:: SHORT EXERCISE ::
With the images removed, repeat the data below exactly.
• • • • •
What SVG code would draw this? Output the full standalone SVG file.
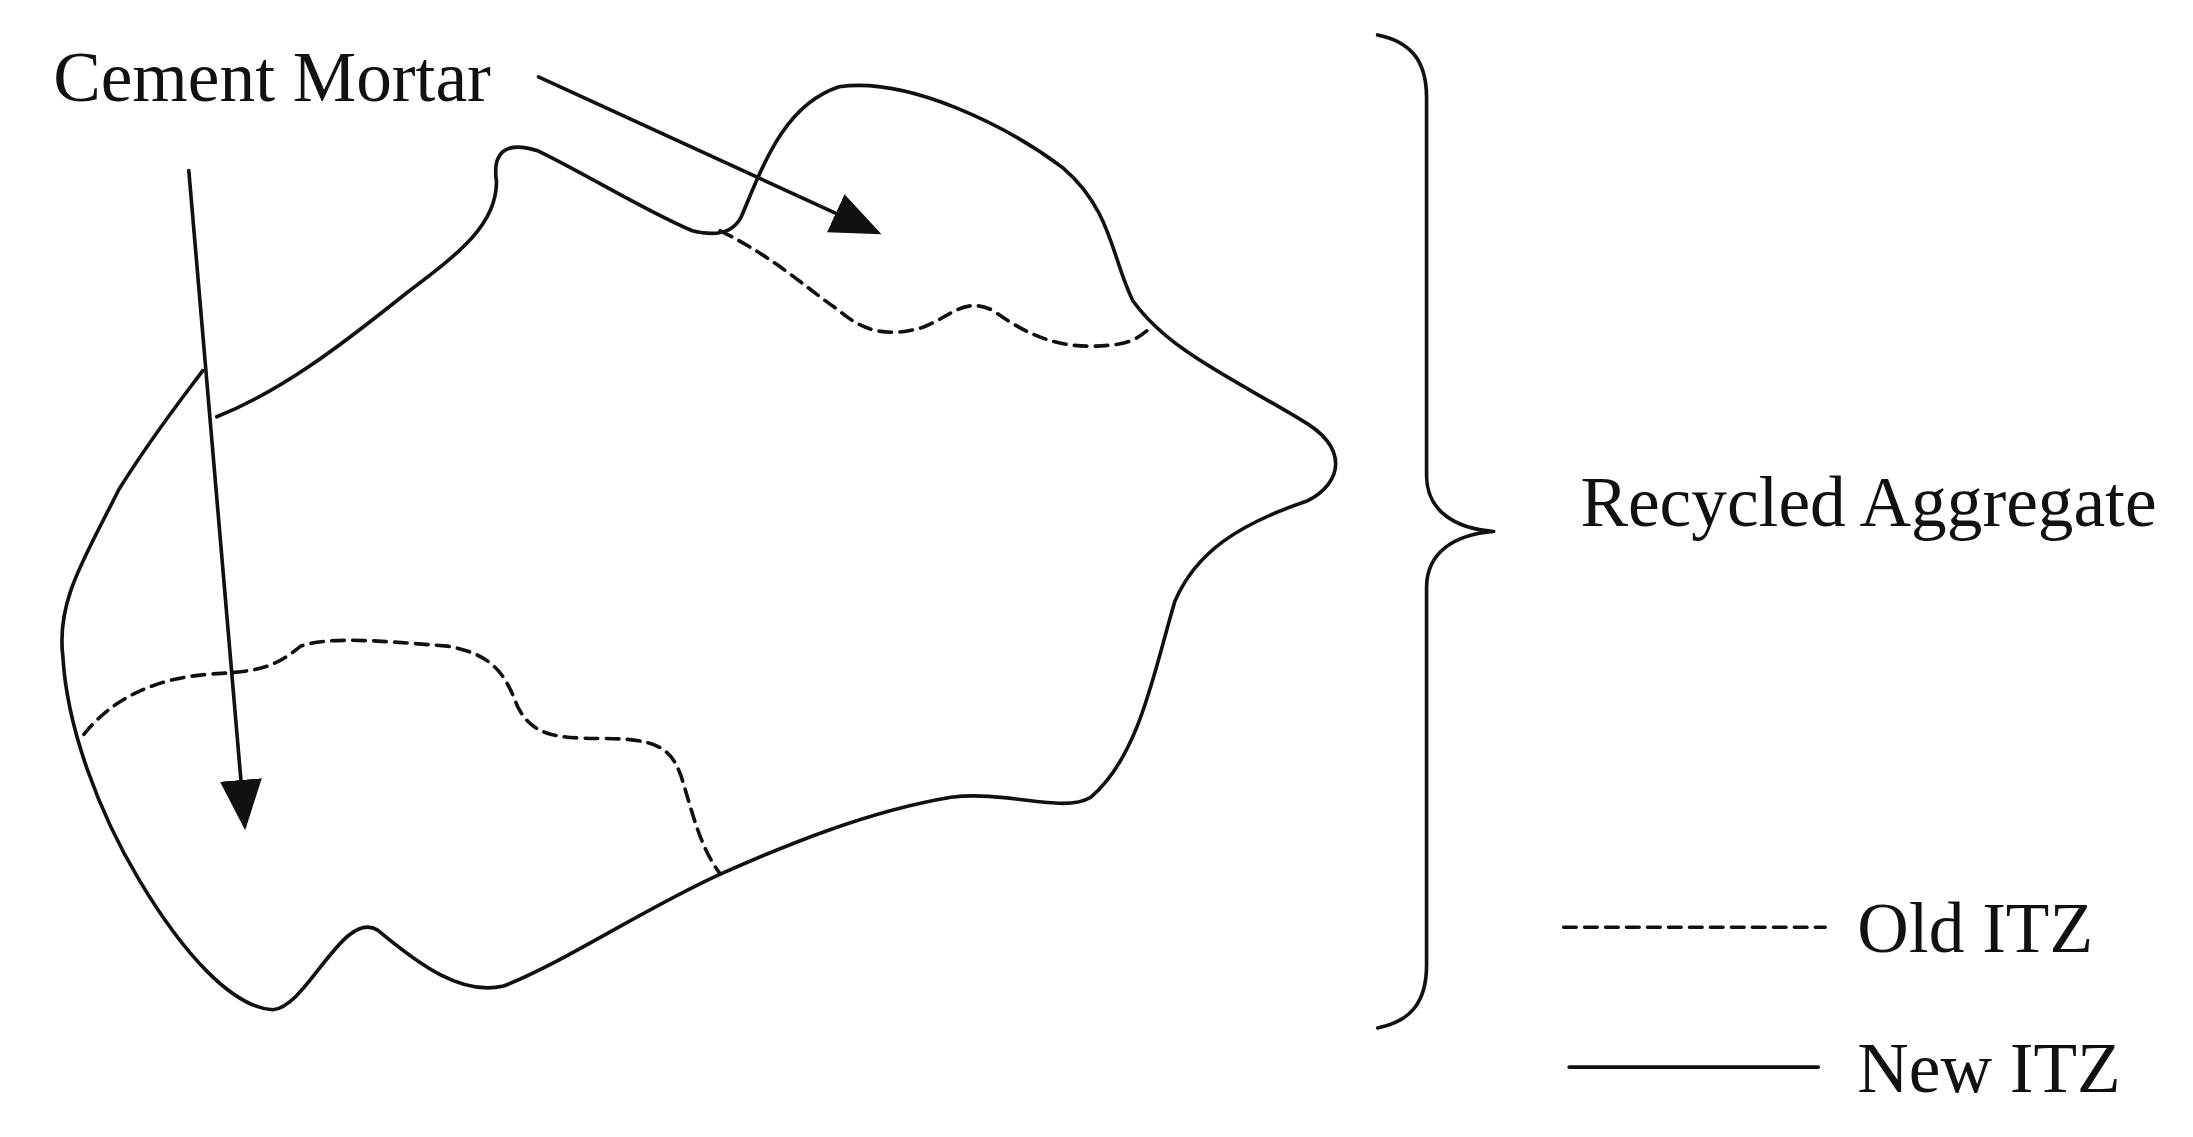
<svg xmlns="http://www.w3.org/2000/svg" width="2193" height="1137" viewBox="0 0 2193 1137">
<style>
.l{fill:none;stroke:#111;stroke-width:2.6;stroke-linejoin:round;stroke-linecap:round}
.d{stroke-dasharray:9 6}
text{font-family:"Liberation Serif",serif;font-size:51px;fill:#111}
</style>
<defs><marker id="a" viewBox="0 0 10 10" refX="9" refY="5" markerWidth="36" markerHeight="30" markerUnits="userSpaceOnUse" orient="auto" preserveAspectRatio="none"><path d="M0,0L10,5L0,10z" fill="#111"/></marker></defs>
<rect width="2193" height="1137" fill="#fff"/>
<g transform="scale(1.3986)">
<g id="aggregate">
<path class="l" d="M155,298 C200,280 240,250 290,210 C330,180 355,160 355,130 C352,110 360,100 385,108 C420,125 460,150 495,165 C515,170 525,165 530,155 C545,120 560,75 600,62 C650,55 720,90 760,120 C795,150 795,185 810,215 C835,250 880,270 930,300 C965,320 960,345 935,358 C885,375 855,395 840,430 C825,480 815,540 780,570 C760,582 720,565 680,570 C620,580 560,605 515,625 C460,650 400,690 360,705 C330,712 300,690 270,665 C245,650 220,720 195,722 C165,720 130,680 100,630 C70,580 48,520 45,470 C40,430 60,400 85,350 C110,310 130,285 145,265"/>
<path class="l d" d="M515,165 C555,185 575,205 600,222 C620,240 640,240 660,234 C680,226 690,212 710,222 C735,240 760,252 800,246 C812,244 818,238 822,235"/>
<path class="l d" d="M60,525 C80,500 110,485 150,482 C185,480 195,478 215,462 C235,455 270,458 320,462 C355,468 362,485 370,505 C380,525 395,528 430,528 C470,528 480,535 487,555 C495,580 500,605 515,625"/>
</g>
<g id="connectors">
<line class="l" x1="135" y1="122" x2="175" y2="590" marker-end="url(#a)"/>
<line class="l" x1="385" y1="55" x2="627" y2="166" marker-end="url(#a)"/>
<path class="l" d="M985,25 C1010,30 1020,45 1020,70 L1020,340 C1020,365 1040,378 1068,380 C1040,382 1020,395 1020,420 L1020,690 C1020,715 1010,730 985,735"/>
</g>
<g id="labels">
<text x="38" y="72">Cement Mortar</text>
<text x="1130" y="376">Recycled Aggregate</text>
</g>
<g id="legend">
<line class="l d" x1="1118" y1="663" x2="1305" y2="663"/>
<text x="1328" y="681">Old ITZ</text>
<line class="l" x1="1122" y1="763" x2="1300" y2="763"/>
<text x="1328" y="781">New ITZ</text>
</g>
</g>
</svg>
• • • • •
:: OUTPUT OF THE TASK ::
What SVG code would draw this? Output the full standalone SVG file.
<svg xmlns="http://www.w3.org/2000/svg" width="2193" height="1137" viewBox="0 0 2193 1137">
<style>
.l{fill:none;stroke:#111;stroke-width:2.6;stroke-linejoin:round;stroke-linecap:round}
.d{stroke-dasharray:9 6}
text{font-family:"Liberation Serif",serif;font-size:51px;fill:#111}
</style>
<defs><marker id="a" viewBox="0 0 10 10" refX="9" refY="5" markerWidth="36" markerHeight="30" markerUnits="userSpaceOnUse" orient="auto" preserveAspectRatio="none"><path d="M0,0L10,5L0,10z" fill="#111"/></marker></defs>
<rect width="2193" height="1137" fill="#fff"/>
<g transform="scale(1.3986)">
<g id="aggregate">
<path class="l" d="M155,298 C200,280 240,250 290,210 C330,180 355,160 355,130 C352,110 360,100 385,108 C420,125 460,150 495,165 C515,170 525,165 530,155 C545,120 560,75 600,62 C650,55 720,90 760,120 C795,150 795,185 810,215 C835,250 880,270 930,300 C965,320 960,345 935,358 C885,375 855,395 840,430 C825,480 815,540 780,570 C760,582 720,565 680,570 C620,580 560,605 515,625 C460,650 400,690 360,705 C330,712 300,690 270,665 C245,650 220,720 195,722 C165,720 130,680 100,630 C70,580 48,520 45,470 C40,430 60,400 85,350 C110,310 130,285 145,265"/>
<path class="l d" d="M515,165 C555,185 575,205 600,222 C620,240 640,240 660,234 C680,226 690,212 710,222 C735,240 760,252 800,246 C812,244 818,238 822,235"/>
<path class="l d" d="M60,525 C80,500 110,485 150,482 C185,480 195,478 215,462 C235,455 270,458 320,462 C355,468 362,485 370,505 C380,525 395,528 430,528 C470,528 480,535 487,555 C495,580 500,605 515,625"/>
</g>
<g id="connectors">
<line class="l" x1="135" y1="122" x2="175" y2="590" marker-end="url(#a)"/>
<line class="l" x1="385" y1="55" x2="627" y2="166" marker-end="url(#a)"/>
<path class="l" d="M985,25 C1010,30 1020,45 1020,70 L1020,340 C1020,365 1040,378 1068,380 C1040,382 1020,395 1020,420 L1020,690 C1020,715 1010,730 985,735"/>
</g>
<g id="labels">
<text x="38" y="72">Cement Mortar</text>
<text x="1130" y="376">Recycled Aggregate</text>
</g>
<g id="legend">
<line class="l d" x1="1118" y1="663" x2="1305" y2="663"/>
<text x="1328" y="681">Old ITZ</text>
<line class="l" x1="1122" y1="763" x2="1300" y2="763"/>
<text x="1328" y="781">New ITZ</text>
</g>
</g>
</svg>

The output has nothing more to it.